- _Exercise_: Output all of the records exactly as written.

>> Start Input for this task

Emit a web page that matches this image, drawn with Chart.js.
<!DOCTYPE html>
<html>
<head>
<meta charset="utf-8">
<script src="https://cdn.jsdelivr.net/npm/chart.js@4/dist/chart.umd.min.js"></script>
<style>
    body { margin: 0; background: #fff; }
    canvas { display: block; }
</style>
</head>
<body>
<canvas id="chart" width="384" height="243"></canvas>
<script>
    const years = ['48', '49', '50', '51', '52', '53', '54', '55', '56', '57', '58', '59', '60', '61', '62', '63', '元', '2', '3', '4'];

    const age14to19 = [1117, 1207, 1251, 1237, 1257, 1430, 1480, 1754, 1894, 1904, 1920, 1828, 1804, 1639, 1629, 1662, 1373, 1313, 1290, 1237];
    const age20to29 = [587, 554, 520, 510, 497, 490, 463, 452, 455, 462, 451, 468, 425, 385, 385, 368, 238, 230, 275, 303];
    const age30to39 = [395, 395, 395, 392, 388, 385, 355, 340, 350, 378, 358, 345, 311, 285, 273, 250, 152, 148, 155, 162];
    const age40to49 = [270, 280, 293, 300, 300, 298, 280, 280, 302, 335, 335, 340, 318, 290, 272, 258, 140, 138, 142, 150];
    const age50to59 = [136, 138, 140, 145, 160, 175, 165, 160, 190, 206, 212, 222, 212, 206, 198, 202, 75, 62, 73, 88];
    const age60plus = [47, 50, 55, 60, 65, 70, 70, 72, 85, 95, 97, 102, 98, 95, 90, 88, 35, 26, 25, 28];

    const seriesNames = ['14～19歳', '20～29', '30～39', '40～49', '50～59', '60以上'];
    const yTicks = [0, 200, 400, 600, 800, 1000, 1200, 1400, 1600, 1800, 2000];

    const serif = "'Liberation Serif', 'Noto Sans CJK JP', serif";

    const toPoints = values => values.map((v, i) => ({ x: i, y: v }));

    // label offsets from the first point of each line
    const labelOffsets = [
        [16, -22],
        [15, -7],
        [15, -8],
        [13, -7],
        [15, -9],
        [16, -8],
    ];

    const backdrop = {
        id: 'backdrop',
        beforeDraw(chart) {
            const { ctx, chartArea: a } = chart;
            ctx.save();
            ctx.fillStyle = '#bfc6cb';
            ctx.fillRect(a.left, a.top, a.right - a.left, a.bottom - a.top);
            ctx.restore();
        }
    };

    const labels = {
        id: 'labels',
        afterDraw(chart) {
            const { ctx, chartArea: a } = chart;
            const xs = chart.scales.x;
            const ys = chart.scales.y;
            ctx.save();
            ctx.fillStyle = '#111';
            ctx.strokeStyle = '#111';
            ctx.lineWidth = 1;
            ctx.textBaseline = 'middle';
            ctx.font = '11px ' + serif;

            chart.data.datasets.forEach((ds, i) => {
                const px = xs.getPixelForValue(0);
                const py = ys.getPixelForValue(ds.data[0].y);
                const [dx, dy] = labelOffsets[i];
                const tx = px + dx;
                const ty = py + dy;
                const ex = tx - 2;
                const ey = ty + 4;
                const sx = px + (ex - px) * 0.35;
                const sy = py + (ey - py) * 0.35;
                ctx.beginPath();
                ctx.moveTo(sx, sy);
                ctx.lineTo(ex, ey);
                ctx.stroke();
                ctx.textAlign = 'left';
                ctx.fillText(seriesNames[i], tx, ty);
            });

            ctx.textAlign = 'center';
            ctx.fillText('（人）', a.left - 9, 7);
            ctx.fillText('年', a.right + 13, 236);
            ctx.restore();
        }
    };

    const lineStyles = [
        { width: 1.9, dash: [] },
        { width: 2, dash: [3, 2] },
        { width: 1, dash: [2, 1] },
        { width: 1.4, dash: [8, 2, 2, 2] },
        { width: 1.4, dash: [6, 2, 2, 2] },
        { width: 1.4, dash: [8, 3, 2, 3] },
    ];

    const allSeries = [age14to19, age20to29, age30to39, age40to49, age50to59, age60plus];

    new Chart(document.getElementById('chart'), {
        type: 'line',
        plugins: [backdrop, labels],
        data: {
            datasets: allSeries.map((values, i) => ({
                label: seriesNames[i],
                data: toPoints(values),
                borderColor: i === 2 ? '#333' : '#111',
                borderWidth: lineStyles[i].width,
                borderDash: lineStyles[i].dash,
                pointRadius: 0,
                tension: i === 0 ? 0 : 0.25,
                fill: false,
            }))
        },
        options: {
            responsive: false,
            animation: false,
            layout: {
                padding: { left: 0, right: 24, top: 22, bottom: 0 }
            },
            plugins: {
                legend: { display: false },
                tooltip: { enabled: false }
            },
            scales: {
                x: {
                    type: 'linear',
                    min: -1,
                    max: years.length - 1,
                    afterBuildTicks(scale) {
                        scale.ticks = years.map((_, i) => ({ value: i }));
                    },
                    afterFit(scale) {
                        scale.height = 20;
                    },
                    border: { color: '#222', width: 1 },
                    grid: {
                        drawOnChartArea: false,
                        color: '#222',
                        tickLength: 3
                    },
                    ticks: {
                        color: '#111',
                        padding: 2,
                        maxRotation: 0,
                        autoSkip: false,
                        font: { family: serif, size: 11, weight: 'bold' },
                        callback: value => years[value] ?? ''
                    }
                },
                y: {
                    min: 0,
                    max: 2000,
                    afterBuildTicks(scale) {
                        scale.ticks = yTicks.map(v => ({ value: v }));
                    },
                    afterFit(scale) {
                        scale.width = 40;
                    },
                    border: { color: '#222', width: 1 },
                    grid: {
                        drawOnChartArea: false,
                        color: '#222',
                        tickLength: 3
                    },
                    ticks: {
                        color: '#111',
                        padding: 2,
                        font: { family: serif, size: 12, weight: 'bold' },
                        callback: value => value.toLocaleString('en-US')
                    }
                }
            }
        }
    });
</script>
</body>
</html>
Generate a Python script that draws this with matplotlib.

>> End Input for this task

- _Result for this task_:
Emit a web page that matches this image, drawn with Chart.js.
<!DOCTYPE html>
<html>
<head>
<meta charset="utf-8">
<script src="https://cdn.jsdelivr.net/npm/chart.js@4/dist/chart.umd.min.js"></script>
<style>
    body { margin: 0; background: #fff; }
    canvas { display: block; }
</style>
</head>
<body>
<canvas id="chart" width="384" height="243"></canvas>
<script>
    const years = ['48', '49', '50', '51', '52', '53', '54', '55', '56', '57', '58', '59', '60', '61', '62', '63', '元', '2', '3', '4'];

    const age14to19 = [1117, 1207, 1251, 1237, 1257, 1430, 1480, 1754, 1894, 1904, 1920, 1828, 1804, 1639, 1629, 1662, 1373, 1313, 1290, 1237];
    const age20to29 = [587, 554, 520, 510, 497, 490, 463, 452, 455, 462, 451, 468, 425, 385, 385, 368, 238, 230, 275, 303];
    const age30to39 = [395, 395, 395, 392, 388, 385, 355, 340, 350, 378, 358, 345, 311, 285, 273, 250, 152, 148, 155, 162];
    const age40to49 = [270, 280, 293, 300, 300, 298, 280, 280, 302, 335, 335, 340, 318, 290, 272, 258, 140, 138, 142, 150];
    const age50to59 = [136, 138, 140, 145, 160, 175, 165, 160, 190, 206, 212, 222, 212, 206, 198, 202, 75, 62, 73, 88];
    const age60plus = [47, 50, 55, 60, 65, 70, 70, 72, 85, 95, 97, 102, 98, 95, 90, 88, 35, 26, 25, 28];

    const seriesNames = ['14～19歳', '20～29', '30～39', '40～49', '50～59', '60以上'];
    const yTicks = [0, 200, 400, 600, 800, 1000, 1200, 1400, 1600, 1800, 2000];

    const serif = "'Liberation Serif', 'Noto Sans CJK JP', serif";

    const toPoints = values => values.map((v, i) => ({ x: i, y: v }));

    // label offsets from the first point of each line
    const labelOffsets = [
        [16, -22],
        [15, -7],
        [15, -8],
        [13, -7],
        [15, -9],
        [16, -8],
    ];

    const backdrop = {
        id: 'backdrop',
        beforeDraw(chart) {
            const { ctx, chartArea: a } = chart;
            ctx.save();
            ctx.fillStyle = '#bfc6cb';
            ctx.fillRect(a.left, a.top, a.right - a.left, a.bottom - a.top);
            ctx.restore();
        }
    };

    const labels = {
        id: 'labels',
        afterDraw(chart) {
            const { ctx, chartArea: a } = chart;
            const xs = chart.scales.x;
            const ys = chart.scales.y;
            ctx.save();
            ctx.fillStyle = '#111';
            ctx.strokeStyle = '#111';
            ctx.lineWidth = 1;
            ctx.textBaseline = 'middle';
            ctx.font = '11px ' + serif;

            chart.data.datasets.forEach((ds, i) => {
                const px = xs.getPixelForValue(0);
                const py = ys.getPixelForValue(ds.data[0].y);
                const [dx, dy] = labelOffsets[i];
                const tx = px + dx;
                const ty = py + dy;
                const ex = tx - 2;
                const ey = ty + 4;
                const sx = px + (ex - px) * 0.35;
                const sy = py + (ey - py) * 0.35;
                ctx.beginPath();
                ctx.moveTo(sx, sy);
                ctx.lineTo(ex, ey);
                ctx.stroke();
                ctx.textAlign = 'left';
                ctx.fillText(seriesNames[i], tx, ty);
            });

            ctx.textAlign = 'center';
            ctx.fillText('（人）', a.left - 9, 7);
            ctx.fillText('年', a.right + 13, 236);
            ctx.restore();
        }
    };

    const lineStyles = [
        { width: 1.9, dash: [] },
        { width: 2, dash: [3, 2] },
        { width: 1, dash: [2, 1] },
        { width: 1.4, dash: [8, 2, 2, 2] },
        { width: 1.4, dash: [6, 2, 2, 2] },
        { width: 1.4, dash: [8, 3, 2, 3] },
    ];

    const allSeries = [age14to19, age20to29, age30to39, age40to49, age50to59, age60plus];

    new Chart(document.getElementById('chart'), {
        type: 'line',
        plugins: [backdrop, labels],
        data: {
            datasets: allSeries.map((values, i) => ({
                label: seriesNames[i],
                data: toPoints(values),
                borderColor: i === 2 ? '#333' : '#111',
                borderWidth: lineStyles[i].width,
                borderDash: lineStyles[i].dash,
                pointRadius: 0,
                tension: i === 0 ? 0 : 0.25,
                fill: false,
            }))
        },
        options: {
            responsive: false,
            animation: false,
            layout: {
                padding: { left: 0, right: 24, top: 22, bottom: 0 }
            },
            plugins: {
                legend: { display: false },
                tooltip: { enabled: false }
            },
            scales: {
                x: {
                    type: 'linear',
                    min: -1,
                    max: years.length - 1,
                    afterBuildTicks(scale) {
                        scale.ticks = years.map((_, i) => ({ value: i }));
                    },
                    afterFit(scale) {
                        scale.height = 20;
                    },
                    border: { color: '#222', width: 1 },
                    grid: {
                        drawOnChartArea: false,
                        color: '#222',
                        tickLength: 3
                    },
                    ticks: {
                        color: '#111',
                        padding: 2,
                        maxRotation: 0,
                        autoSkip: false,
                        font: { family: serif, size: 11, weight: 'bold' },
                        callback: value => years[value] ?? ''
                    }
                },
                y: {
                    min: 0,
                    max: 2000,
                    afterBuildTicks(scale) {
                        scale.ticks = yTicks.map(v => ({ value: v }));
                    },
                    afterFit(scale) {
                        scale.width = 40;
                    },
                    border: { color: '#222', width: 1 },
                    grid: {
                        drawOnChartArea: false,
                        color: '#222',
                        tickLength: 3
                    },
                    ticks: {
                        color: '#111',
                        padding: 2,
                        font: { family: serif, size: 12, weight: 'bold' },
                        callback: value => value.toLocaleString('en-US')
                    }
                }
            }
        }
    });
</script>
</body>
</html>
Generate a Python script that draws this with matplotlib.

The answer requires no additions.